■ MATERIAL PROVIDED ■
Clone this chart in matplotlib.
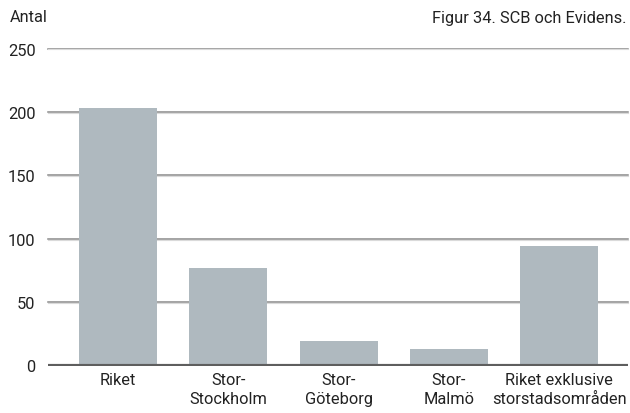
import matplotlib
matplotlib.use("Agg")
import matplotlib.pyplot as plt

categories = ["Riket", "Stor-\nStockholm", "Stor-\nGöteborg", "Stor-\nMalmö",
              "Riket exklusive\nstorstadsområden"]
values = [203, 77, 19, 13, 94]
yticks = [0, 50, 100, 150, 200, 250]

plt.rcParams["font.family"] = ["Roboto", "DejaVu Sans"]
FS = 11.8

fig = plt.figure(figsize=(6.3, 4.14), dpi=100)
ax = fig.add_axes([48 / 630, (414 - 366.5) / 414, 580 / 630, (366.5 - 49.7) / 414])

x = range(len(categories))
ax.bar(x, values, width=0.707, color="#afb9bf", zorder=3)

ax.set_ylim(0, 250)
ax.set_xlim(-0.635, 4.625)
ax.set_yticks(yticks)
ax.set_xticks(list(x))
ax.set_xticklabels(categories, fontsize=FS, color="#222222", linespacing=1.3)
ax.tick_params(axis="y", labelsize=FS, colors="#222222", length=0, pad=9)
ax.tick_params(axis="x", length=0, pad=5)

for t in yticks[1:]:
    ax.axhline(t, color="#8a8a8a", lw=1.1, zorder=1, clip_on=False)
    ax.axhline(t - 0.6, color="#dadada", lw=0.8, zorder=1, clip_on=False)
ax.axhline(0, color="#5e5e5e", lw=3, zorder=4)

for s in ax.spines.values():
    s.set_visible(False)

fig.text(10 / 630, 1 - 18 / 414, "Antal", fontsize=FS, color="#222222",
         ha="left", va="center")
fig.text(627 / 630, 1 - 18 / 414, "Figur 34. SCB och Evidens.", fontsize=FS,
         color="#222222", ha="right", va="center")

fig.savefig("out.png", dpi=100)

■ TASK DIRECTIONS ■
Copy the material shown above in full and exactly. Skip the pictures.

■ TASK RESULT ■
Clone this chart in matplotlib.
import matplotlib
matplotlib.use("Agg")
import matplotlib.pyplot as plt

categories = ["Riket", "Stor-\nStockholm", "Stor-\nGöteborg", "Stor-\nMalmö",
              "Riket exklusive\nstorstadsområden"]
values = [203, 77, 19, 13, 94]
yticks = [0, 50, 100, 150, 200, 250]

plt.rcParams["font.family"] = ["Roboto", "DejaVu Sans"]
FS = 11.8

fig = plt.figure(figsize=(6.3, 4.14), dpi=100)
ax = fig.add_axes([48 / 630, (414 - 366.5) / 414, 580 / 630, (366.5 - 49.7) / 414])

x = range(len(categories))
ax.bar(x, values, width=0.707, color="#afb9bf", zorder=3)

ax.set_ylim(0, 250)
ax.set_xlim(-0.635, 4.625)
ax.set_yticks(yticks)
ax.set_xticks(list(x))
ax.set_xticklabels(categories, fontsize=FS, color="#222222", linespacing=1.3)
ax.tick_params(axis="y", labelsize=FS, colors="#222222", length=0, pad=9)
ax.tick_params(axis="x", length=0, pad=5)

for t in yticks[1:]:
    ax.axhline(t, color="#8a8a8a", lw=1.1, zorder=1, clip_on=False)
    ax.axhline(t - 0.6, color="#dadada", lw=0.8, zorder=1, clip_on=False)
ax.axhline(0, color="#5e5e5e", lw=3, zorder=4)

for s in ax.spines.values():
    s.set_visible(False)

fig.text(10 / 630, 1 - 18 / 414, "Antal", fontsize=FS, color="#222222",
         ha="left", va="center")
fig.text(627 / 630, 1 - 18 / 414, "Figur 34. SCB och Evidens.", fontsize=FS,
         color="#222222", ha="right", va="center")

fig.savefig("out.png", dpi=100)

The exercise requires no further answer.